_Instructions to follow_.
Extract every line that includes the string "this".

(Charts and diagrams as code)
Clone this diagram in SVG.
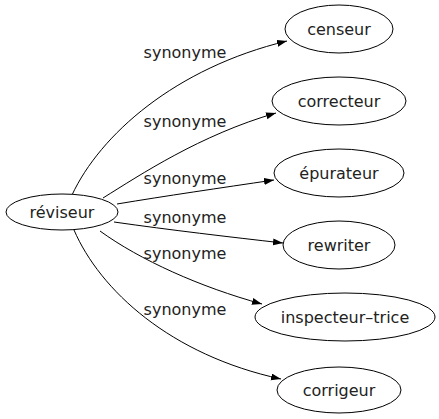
<svg xmlns="http://www.w3.org/2000/svg" width="439" height="419" viewBox="0 0 439 419">
<style>
.node ellipse{fill:#fff;stroke:#000;stroke-width:1}
text{font-family:"DejaVu Sans",sans-serif;font-size:16px;fill:#222;text-anchor:middle}
.edge path{fill:none;stroke:#000;stroke-width:1;marker-end:url(#arr)}
</style>
<defs>
<marker id="arr" markerUnits="userSpaceOnUse" markerWidth="11" markerHeight="8" refX="10" refY="3.5" orient="auto">
<path d="M0,0 L10,3.5 L0,7 z" fill="#000"/>
</marker>
</defs>
<rect width="439" height="419" fill="#fff"/>
<g id="edges" class="edge">
<path d="M72,195 C100,135 175,68 287,41"/>
<path d="M103,198 C140,175 200,135 276,113"/>
<path d="M117,204 C165,196 220,188 274,180"/>
<path d="M114,222 C170,230 230,237 283,243"/>
<path d="M100,231 C140,260 200,287 262,304"/>
<path d="M74,230 C100,290 170,355 281,379"/>
</g>
<g id="labels">
<text x="185" y="58">synonyme</text>
<text x="185" y="127">synonyme</text>
<text x="185" y="184">synonyme</text>
<text x="185" y="223">synonyme</text>
<text x="185" y="259">synonyme</text>
<text x="185" y="315">synonyme</text>
</g>
<g id="reviseur" class="node"><ellipse cx="62" cy="212" rx="56" ry="18"/><text x="62" y="218">réviseur</text></g>
<g id="censeur" class="node"><ellipse cx="339" cy="29" rx="54" ry="24"/><text x="339" y="35">censeur</text></g>
<g id="correcteur" class="node"><ellipse cx="339" cy="101" rx="67" ry="24"/><text x="339" y="107">correcteur</text></g>
<g id="epurateur" class="node"><ellipse cx="339" cy="173" rx="65" ry="24"/><text x="339" y="179">épurateur</text></g>
<g id="rewriter" class="node"><ellipse cx="339" cy="245" rx="56" ry="24"/><text x="339" y="251">rewriter</text></g>
<g id="inspecteur-trice" class="node"><ellipse cx="345" cy="317" rx="90" ry="24"/><text x="345" y="323">inspecteur–trice</text></g>
<g id="corrigeur" class="node"><ellipse cx="339" cy="390" rx="62" ry="23"/><text x="339" y="396">corrigeur</text></g>
</svg>
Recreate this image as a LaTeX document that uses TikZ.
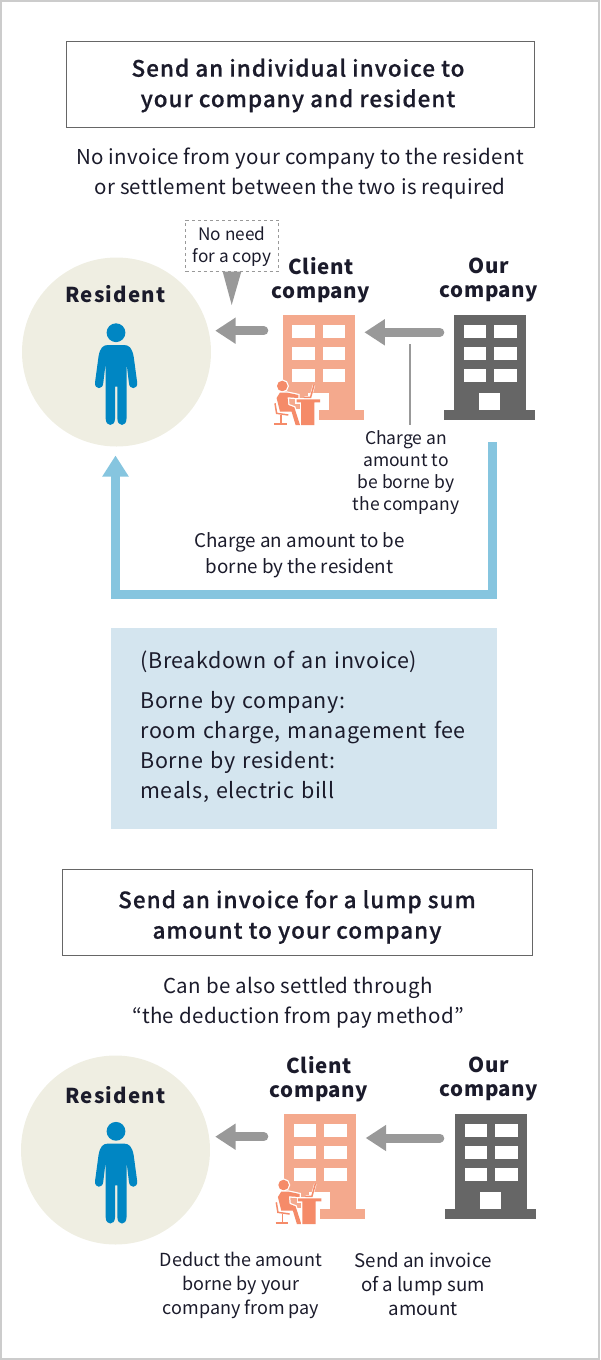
\documentclass[tikz,border=0pt]{standalone}
\usepackage{fontspec}
\setmainfont{Noto Sans CJK JP}
\newfontfamily\titlefont[LetterSpace=4.5,FakeBold=0.6]{Noto Sans CJK JP Medium}
\newfontfamily\headfont[LetterSpace=2.5]{Noto Sans CJK JP}
\newfontfamily\widefont[LetterSpace=6]{Noto Sans CJK JP}
\newfontfamily\bodyfont[LetterSpace=1.7]{Noto Sans CJK JP}
\newfontfamily\boxfont[LetterSpace=2.6]{Noto Sans CJK JP}
\usetikzlibrary{arrows.meta}
\definecolor{inkcol}{HTML}{1B1B2B}
\definecolor{framecol}{HTML}{CCCCCC}
\definecolor{circcol}{HTML}{EFEEE2}
\definecolor{mancol}{HTML}{0086C3}
\definecolor{arrowcol}{HTML}{999999}
\definecolor{bluecol}{HTML}{86C5DF}
\definecolor{boxcol}{HTML}{D4E5EF}
\definecolor{darkcol}{HTML}{666666}
\definecolor{salmoncol}{HTML}{F4A98D}
\definecolor{workcol}{HTML}{F58B69}
\tikzset{
  titlebox/.style={draw=darkcol,line width=0.8pt,minimum width=468pt,minimum height=86pt,inner sep=0pt,align=center,font=\titlefont\fontsize{22.5}{30.5}\selectfont},
  subtext/.style={inner sep=0pt,align=center,font=\bodyfont\fontsize{20.5}{30}\selectfont},
  heading/.style={inner sep=0pt,align=center,font=\headfont\bfseries\fontsize{20.5}{24}\selectfont},
  wideheading/.style={inner sep=0pt,align=center,font=\widefont\bfseries\fontsize{20.5}{24}\selectfont},
  smalltext/.style={inner sep=0pt,align=center,font=\fontsize{17.5}{22}\selectfont},
  midtext/.style={inner sep=0pt,align=center,font=\fontsize{18.8}{26}\selectfont},
  lowtext/.style={inner sep=0pt,align=center,font=\fontsize{18}{24}\selectfont},
  resident/.style={circle,fill=circcol,minimum size=189pt,inner sep=0pt},
  greyarrow/.style={draw=arrowcol,line width=9pt,line cap=round,-{Triangle[length=20.5pt,width=25pt]}},
  bluearrow/.style={draw=bluecol,line width=9pt,-{Triangle[length=21pt,width=25pt]}},
  halo/.style={preaction={draw=white,line width=2.5pt}},
  person/.pic={
    \fill[mancol] (0,0) circle (9.4);
    \fill[mancol] (-8,12.3) .. controls (-13,12.3) and (-16,15) .. (-17.5,24)
      -- (-21,50) .. controls (-21.5,57) and (-13,57.5) .. (-12.7,50) -- (-10.3,30)
      -- (-10.3,86) .. controls (-10.3,94.3) and (-1,94.3) .. (-1,86) -- (-1,54) -- (1.4,54) -- (1.4,86)
      .. controls (1.4,94.3) and (10.5,94.3) .. (10.5,86) -- (10.5,30)
      -- (12.9,50) .. controls (13.2,57.5) and (21.7,57) .. (21.2,50)
      -- (17.7,24) .. controls (16,15) and (13,12.3) .. (8,12.3) -- cycle;
  },
  worker/.pic={
    % foot of the block goes white under the sitter
    \fill[white] (-10,23) rectangle (36.7,40);
    \draw[workcol,line width=1.5pt,halo] (-7.3,17.3) -- (-5.7,27.3) -- (6,29);
    \draw[workcol,line width=1.5pt] (-1.3,29) -- (-1.3,37) (-8,38) -- (4.3,38);
    \fill[workcol,halo] (0,0) circle (5.3);
    \fill[workcol,halo] (-2.3,6.5) -- (4.3,6.5) -- (16,9) -- (16,12) -- (5.3,11.3) -- (6,19) -- (12,21.3)
      -- (17.7,39) -- (13.3,39) -- (9.3,25.7) -- (-2.3,25.7) -- (-5.7,12) -- cycle;
    \fill[workcol,halo] (14.3,13.3) -- (37.7,13.3) -- (37.7,16.3) -- (32,16.3) -- (32,39) -- (18.7,39) -- (18.7,16.3) -- (14.3,16.3) -- cycle;
    \draw[workcol,line width=1.5pt,line cap=round,halo] (22,11.3) -- (28.3,11.3) -- (31.7,-1);
  }
}
% building with its windows, door and foot
\newcommand{\officeblock}[4]{
  \node[fill=#4,minimum width=71.6pt,minimum height=104.5pt,inner sep=0pt,anchor=north west] (#1) at (#2,#3) {};
  \begin{scope}[shift={(#2,#3)}]
    \fill[#4] (-9.7,95) rectangle (81.3,104.5);
    \foreach \wy in {10,32,54} {
      \fill[white] (9.7,\wy) rectangle (32,\wy+13.3);
      \fill[white] (40,\wy) rectangle (62.7,\wy+13.3);
    }
    \fill[white] (25.3,78) rectangle (46.3,95);
  \end{scope}
}
\begin{document}
\begin{tikzpicture}[x=1pt,y=-1pt,text=inkcol]
  \useasboundingbox (0,0) rectangle (600,1360);
  \draw[framecol,line width=2pt] (1,1) rectangle (599,1359);

  % upper half
  \node[titlebox] (title1) at (300,84) {\rule{0pt}{21pt}Send an individual invoice to\hspace*{4pt}\\your company and resident\hspace*{4pt}};
  \node[subtext] (sub1) at (300,174) {No invoice from your company to the resident\\or settlement between the two is required};

  \node[resident] (res1) at (116.5,352) {};
  \pic at (116,332.7) {person};
  \node[wideheading] (reslabel1) at (115.5,294) {Resident};

  \officeblock{client1}{282.7}{315}{salmoncol}
  \officeblock{our1}{454}{315}{darkcol}
  \pic at (282.3,386) {worker};
  \node[heading] (clientlabel1) at (321,280.5) {Client\\company};
  \node[heading] (ourlabel1) at (489,280) {Our\\company};

  \node[draw=arrowcol,dashed,line width=0.7pt,minimum width=92.6pt,minimum height=51.7pt,inner sep=0pt,smalltext,font=\fontsize{17.2}{22}\selectfont] (copy1) at (232,245.8) {\rule{0pt}{16pt}No need\\for a copy};
  \fill[arrowcol] (222.7,271.7) -- (241.3,271.7) -- (231.7,305) -- cycle;

  \coordinate (tail1) at (263.8,330.7);
  \coordinate (tail2) at (439.8,332.3);
  \draw[greyarrow,shorten >=4pt] (tail1) -- (tail1 -| res1.east);
  \draw[greyarrow,shorten >=9.7pt] (tail2) -- (tail2 -| client1.east);

  \node[smalltext] (chargeco) at (406,472.5) {Charge an\\amount to\\be borne by\\the company};
  \coordinate (lead1) at (410,344);
  \draw[arrowcol,line width=1.3pt,shorten >=5pt] (lead1) -- (lead1 |- chargeco.north);

  \node[midtext] (chargeres) at (299.5,555) {Charge an amount to be\\borne by the resident};
  \coordinate (blue1) at (492.8,442);
  \coordinate (blue2) at (115.5,594);
  \coordinate (blue3) at (115.5,446);
  \draw[bluearrow,shorten >=9.5pt] (blue1) |- (blue2) -- (blue3);

  % breakdown of an invoice
  \node[fill=boxcol,minimum width=386pt,minimum height=201pt,inner xsep=29.5pt,inner ysep=0pt,align=left,text width=327pt,font=\boxfont\fontsize{21.5}{30}\selectfont] (breakdown) at (304,728.5)
    {(Breakdown of an invoice)\\[10pt]Borne by company:\\room charge, management fee\\Borne by resident:\\meals, electric bill\rule[-8pt]{0pt}{0pt}};

  % lower half
  \node[titlebox,minimum width=470pt] (title2) at (297,912.5) {\rule{0pt}{27pt}Send an invoice for a lump sum\\amount to your company};
  \node[subtext] (sub2) at (298,1003) {Can be also settled through\\“the deduction from pay method”};

  \node[resident] (res2) at (115.5,1150) {};
  \pic at (116,1131.3) {person};
  \node[wideheading] (reslabel2) at (115.5,1095) {Resident};

  \officeblock{client2}{284}{1114}{salmoncol}
  \officeblock{our2}{455}{1114}{darkcol}
  \pic at (283.6,1185) {worker};
  \node[heading] (clientlabel2) at (319,1079) {Client\\company};
  \node[heading] (ourlabel2) at (489,1079) {Our\\company};

  \coordinate (tail3) at (263.8,1136.7);
  \coordinate (tail4) at (439.8,1138);
  \draw[greyarrow,shorten >=5pt] (tail3) -- (tail3 -| res2.east);
  \draw[greyarrow,shorten >=9.7pt] (tail4) -- (tail4 -| client2.east);

  \node[lowtext] (deduct) at (241,1285) {Deduct the amount\\borne by your\\company from pay};
  \node[lowtext,font=\fontsize{18.7}{24}\selectfont] (lump) at (423,1284) {Send an invoice\\of a lump sum\\amount};
\end{tikzpicture}
\end{document}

_Complete answer_.
Clone this diagram in SVG.
Recreate this image as a LaTeX document that uses TikZ.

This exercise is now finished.